Credit cards – a double edged sword
It’s easy to get into financial trouble with credit cards. If you get to where you’re only able to pay the minimum amount each month, you need to put the brakes on your spending right away. The “minimum payment due” on your credit card statement may look like the easy way out, but it can take years to pay off your balance at that rate. Pay as much as you can each month.
On the other hand, responsible credit card use can help you break large purchases into smaller, more manageable monthly payments. For instance, if you need to replace your refrigerator, consider paying with a credit card so you can pay for it over a few months. Remember though, that you’ll be paying a finance charge on the unpaid balance, so decide up front how much you’re going to pay each month.

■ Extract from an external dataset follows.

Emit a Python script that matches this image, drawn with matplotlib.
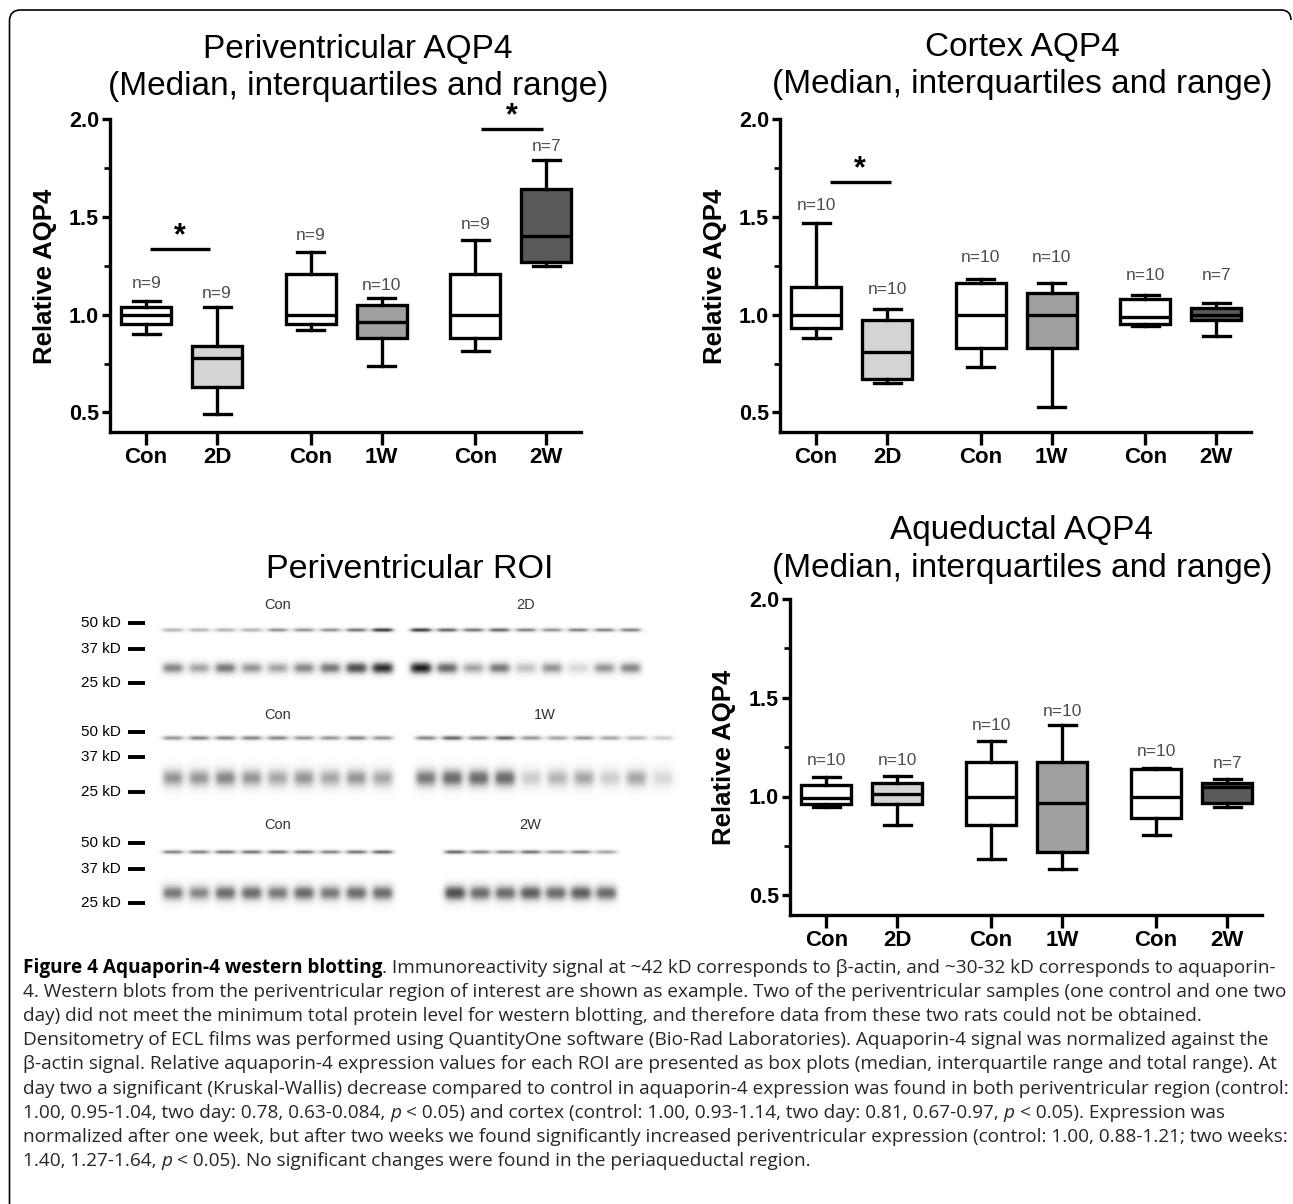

Bankruptcy should only be considered as a last resort
It will leave a bad mark on your credit for the next seven to ten years! Contact HCFCU for alternatives.
Help is available from Harris County Federal Credit Union
If you’re having trouble making ends meet, give us a call. There are many different ways we can help you manage your debt. We’ll look at your unique situation and help you find the best remedy.
After hitting rock bottom with your finances, it’s easy to abandon all hope of recovering a healthy credit score. Don’t despair – you can improve it. Follow these tips to rebuild your credit after a financial disaster like entering bankruptcy.
Bankruptcy’s effects on credit scores
A credit score is one of the most important grades that you get in life. It affects your eligibility for car and home loans, and can even affect job opportunities. If you bomb a test in school, your overall grade for the class does not automatically fall to an F. Credit works the same way; one bad mark doesn’t mean you can’t improve the score.
If you seek court protection, you’ll either file a Chapter 7 or a Chapter 13 bankruptcy petition. A Chapter 7 process, or liquidation, wipes out most debts in full and stains your credit report for a decade. A Chapter 13 filing lets you keep your property, but requires modified payments for three to five years on debts and stays on your record for seven years.
Five ways to boost your credit
A credit score rates your riskiness as a borrower based on several factors. It reflects your actions, for better or worse. While your rating might take a hit immediately after a bankruptcy, you can improve your score with these five steps:
1. Build credit with a card
Apply for a secured credit card, which requires putting money up front in a savings account to back any charges you make. The amount usually acts as your credit limit.
2. Pay on time
The best way to improve your credit is to consistently make at least the minimum payments on any debts – credit cards, loans, mortgages – on time. After establishing and maintaining a good track record for six to nine months, you may see a few extra points added to your score.
3. Stay under the limit
Use less than 30% of your credit limit. Maxing out a card or coming close to the limit you can use makes creditors worry that you are in a financial bind.
4. Keep accounts open
Keeping your card and other revolving accounts open adds to the age of your credit lines, which can help demonstrate financial maturity to the ratings bureaus. But don’t open too many new accounts in quick succession, as that can suggest you’re running into financial difficulties and lower your score.
5. Diversify credit
Different types of credit, such as installment loans including monthly car payments and revolving credit such as a card, can boost your score.
Remember to check your credit scores annually to ensure there are no mistakes tanking your risk rating. You are entitled to one free report from each reporting bureau – TransUnion, Equifax and Experian – once a year.
Finally, don’t overlook your lender. Financial institutions like Harris County Federal Credit Union often provide ways to help members improve poor credit histories or overcome difficulties.